The trouble is that there are usually many more than two ways of looking at something, so the boffins have come up with something called "Framing", which then leads to concepts such as reframing, frame selection, and so on.
For example, here's something I read on a blog recently:
"Throwing hurtful and completely unfounded accusations [like that] ... is really not a clever move."Despite having evidently been written in some distress, and unfortunately weakened by aggrieved petulance (omitted from the quote), it is nonetheless a valid statement - hurtful and unfounded accusations should not be thrown at anyone.
As it happens, I was the subject of a similar personal attack a few months ago, in the same organisation to which the above incident refers, so I understand very well indeed how the author feels.
However, the irony is that the writer of the above words has in the past made "hurtful and unfounded accusations" against me (and others).

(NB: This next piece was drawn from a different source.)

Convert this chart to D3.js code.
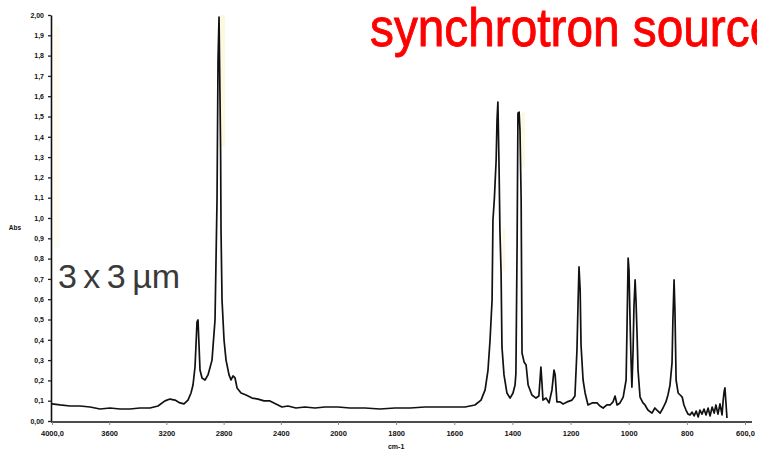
<!DOCTYPE html>
<html>
<head>
<meta charset="utf-8">
<script src="https://cdn.jsdelivr.net/npm/d3@7"></script>
<style>
  html, body { margin: 0; padding: 0; background: #fff; }
  svg { display: block; }
  .tick-label { font-family: "Liberation Sans", Arial, sans-serif; font-weight: bold; fill: #111; }
</style>
</head>
<body>
<svg id="chart" width="757" height="452"></svg>
<script>
// Infrared absorbance spectrum (polypropylene), 3 x 3 µm aperture
const wavenumbers = [
  4000, 3944, 3874, 3804, 3734, 3664, 3594, 3524, 3455, 3385, 3315, 3259, 3210, 3175, 3140, 3105,
  3077, 3049, 3028, 3014, 3000, 2993, 2986, 2979, 2972, 2965, 2951, 2930, 2909, 2881, 2860, 2846,
  2839, 2832, 2825, 2821, 2818, 2811, 2797, 2783, 2762, 2748, 2734, 2720, 2706, 2678, 2643, 2601,
  2559, 2517, 2476, 2434, 2392, 2350, 2294, 2231, 2161, 2091, 2000,
  1959, 1907, 1856, 1804, 1752, 1701, 1649, 1598, 1563, 1529, 1508, 1494, 1484, 1477, 1470, 1467,
  1462, 1456, 1453, 1450, 1446, 1443, 1439, 1436, 1429, 1419, 1408, 1398, 1391, 1388, 1384, 1381,
  1377, 1374, 1370, 1367, 1360, 1353, 1346, 1333, 1319, 1309, 1302, 1298, 1295, 1284, 1274, 1264,
  1257, 1253, 1247, 1236, 1226, 1212, 1195, 1185, 1178, 1174, 1171, 1167, 1164, 1157, 1150, 1140,
  1126, 1109, 1099, 1088, 1075, 1064, 1054, 1047, 1040, 1030, 1019, 1009, 1006, 1002, 999, 996,
  992, 989, 985, 982, 978, 975, 971, 968, 961, 951, 944, 934, 920, 910, 903, 892,
  882, 872, 865, 858, 851, 848, 844, 841, 837, 830, 823, 816, 810, 803, 796, 789,
  782, 775, 768, 761, 755, 748, 741, 734, 727, 720, 713, 706, 700, 693, 686, 679,
  675, 672, 669, 665, 662
];
const absorbance = [
  0.084, 0.079, 0.074, 0.074, 0.069, 0.059, 0.064, 0.059, 0.059, 0.064, 0.064, 0.074, 0.099, 0.108, 0.103, 0.089,
  0.084, 0.103, 0.138, 0.177, 0.266, 0.374, 0.488, 0.498, 0.374, 0.251, 0.212, 0.202, 0.227, 0.300, 0.498, 1.089,
  1.778, 1.990, 1.581, 1.335, 0.941, 0.596, 0.399, 0.300, 0.227, 0.202, 0.222, 0.212, 0.163, 0.138, 0.128, 0.113,
  0.108, 0.099, 0.099, 0.084, 0.069, 0.074, 0.064, 0.069, 0.064, 0.069, 0.069,
  0.064, 0.064, 0.059, 0.064, 0.064, 0.069, 0.069, 0.069, 0.069, 0.079, 0.103, 0.153, 0.251, 0.399, 0.596, 0.990,
  1.099, 1.286, 1.483, 1.571, 1.251, 0.941, 0.729, 0.365, 0.227, 0.138, 0.113, 0.138, 0.177, 0.236, 0.857, 1.517,
  1.522, 1.433, 1.089, 0.335, 0.291, 0.276, 0.177, 0.128, 0.113, 0.123, 0.266, 0.177, 0.103, 0.113, 0.089, 0.153,
  0.251, 0.227, 0.094, 0.094, 0.084, 0.094, 0.103, 0.123, 0.350, 0.596, 0.759, 0.645, 0.374, 0.202, 0.138, 0.079,
  0.089, 0.089, 0.074, 0.064, 0.079, 0.079, 0.094, 0.123, 0.079, 0.089, 0.118, 0.202, 0.448, 0.803, 0.744, 0.532,
  0.300, 0.167, 0.350, 0.562, 0.695, 0.596, 0.414, 0.251, 0.118, 0.089, 0.079, 0.054, 0.039, 0.064, 0.054, 0.039,
  0.064, 0.094, 0.128, 0.177, 0.286, 0.498, 0.695, 0.547, 0.202, 0.138, 0.128, 0.118, 0.079, 0.054, 0.034, 0.030,
  0.044, 0.025, 0.049, 0.020, 0.054, 0.034, 0.059, 0.030, 0.064, 0.025, 0.069, 0.039, 0.079, 0.034, 0.084, 0.030,
  0.103, 0.143, 0.163, 0.079, 0.015
];

// Axis ticks (the wavenumber axis is expanded by 2x below 2000 cm-1)
const xTickValues = [4000, 3600, 3200, 2800, 2400, 2000, 1800, 1600, 1400, 1200, 1000, 800, 600];
const xTickLabels = ["4000,0", "3600", "3200", "2800", "2400", "2000", "1800", "1600", "1400", "1200", "1000", "800", "600,0"];
const yTickValues = d3.range(0, 21).map(i => i / 10);
const yTickLabels = ["0,00", "0,1", "0,2", "0,3", "0,4", "0,5", "0,6", "0,7", "0,8", "0,9", "1,0",
                     "1,1", "1,2", "1,3", "1,4", "1,5", "1,6", "1,7", "1,8", "1,9", "2,00"];

// Pale highlight bands beside the main bands: [wn from, wn to, abs low, abs high, opacity]
const highlightBands = [
  [2826, 2790, 1.35, 2.0, 0.5],
  [3985, 3945, 0.85, 1.95, 0.25],
  [1370, 1357, 1.25, 1.52, 0.5],
  [1434, 1425, 0.74, 0.95, 0.5]
];

const svg = d3.select("#chart");

const x = d3.scaleLinear().domain([4000, 2000, 600]).range([52, 338, 745]);
const y = d3.scaleLinear().domain([0, 2]).range([421, 15]);

// highlight bands
svg.append("g")
  .selectAll("rect")
  .data(highlightBands)
  .join("rect")
  .attr("x", d => x(d[0]))
  .attr("width", d => x(d[1]) - x(d[0]))
  .attr("y", d => y(d[3]))
  .attr("height", d => y(d[2]) - y(d[3]))
  .attr("fill", "#fbf3c4")
  .attr("opacity", d => d[4]);

// y axis
const yAxis = d3.axisLeft(y)
  .tickValues(yTickValues)
  .tickFormat((d, i) => yTickLabels[i])
  .tickSizeInner(3)
  .tickSizeOuter(0)
  .tickPadding(4);
const gy = svg.append("g").attr("transform", "translate(51,0)").call(yAxis);
gy.select(".domain").attr("stroke", "#111").attr("stroke-width", 1.6);
gy.selectAll(".tick line").attr("stroke", "#222").attr("stroke-width", 1.3);
gy.selectAll(".tick text").attr("class", "tick-label").style("font-size", "7px");

// x axis
const xAxis = d3.axisBottom(x)
  .tickValues(xTickValues)
  .tickFormat((d, i) => xTickLabels[i])
  .tickSizeInner(3)
  .tickSizeOuter(0)
  .tickPadding(6);
const gx = svg.append("g").attr("transform", "translate(0,422)").call(xAxis);
gx.select(".domain").attr("stroke", "#111").attr("stroke-width", 1.6)
  .attr("d", `M${x(4000) - 1},0H${x(600) + 7}`);
gx.selectAll(".tick line").attr("stroke", "#888").attr("stroke-width", 1);
gx.selectAll(".tick text").attr("class", "tick-label").style("font-size", "7.5px");

// axis titles
svg.append("text")
  .attr("class", "tick-label")
  .attr("x", 15).attr("y", 230)
  .attr("text-anchor", "middle")
  .style("font-size", "6.5px")
  .text("Abs");
svg.append("text")
  .attr("class", "tick-label")
  .attr("x", x(1800)).attr("y", 449)
  .attr("text-anchor", "middle")
  .style("font-size", "7px")
  .text("cm-1");

// spectrum trace
const points = wavenumbers.map((w, i) => [w, absorbance[i]]);
const line = d3.line().x(d => x(d[0])).y(d => y(d[1]));
svg.append("path")
  .datum(points)
  .attr("fill", "none")
  .attr("stroke", "#111")
  .attr("stroke-width", 1.7)
  .attr("stroke-linejoin", "round")
  .attr("d", line);

// aperture label
svg.append("text")
  .attr("x", 58).attr("y", 288)
  .attr("font-family", "'Liberation Sans', Arial, sans-serif")
  .attr("font-size", 34)
  .attr("fill", "#3a3a3a")
  .attr("word-spacing", "-3")
  .text("3 x 3 µm");

// title (runs off the right edge of the figure)
svg.append("g")
  .attr("transform", "translate(370,46) scale(0.885,1)")
  .append("text")
  .attr("font-family", "'Liberation Sans', Arial, sans-serif")
  .attr("font-size", 54)
  .attr("fill", "#ff0000")
  .attr("stroke", "#ff0000")
  .attr("stroke-width", 0.9)
  .text("synchrotron source");
</script>
</body>
</html>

So I will admit to a shameful but wry amusement at this fine example of "what goes around comes around", but more constructively, it prompted me to do a little self-reflection.
In both cases, I'm sure that distressing feelings on both sides could have been avoided with a little consideration of possible alternative interpretations, rather than immediately leaping to the most unpleasant one.
I found a very helpful article on this subject, and although it is written for doctors, its more general applications are obvious (my emphasis added):
"Reframing ... is one of the most powerful and creative stress reducers [and] is a technique used to change the way you look at things in order to feel better about them. ...Worth a try, I think. ;-)
The key to reframing is to recognize that there are many ways to interpret the same situation ... so you might as well pick the one you like. ...
For example, a woman's boss was acting critical and domineering towards her. I said, "Assuming your boss is not just evil or malicious, why do you think she might be acting like this?" Answers included, "She is probably insecure," "She is under a lot of pressure,' and "She is having personal problems." Performing this exercise helped the patient step outside herself and look at other possible interpretations of her boss's behavior. After that, her upset was considerably
decreased. In fact, after such a discussion some patients feel more compassion than anger for the person who is bothering them."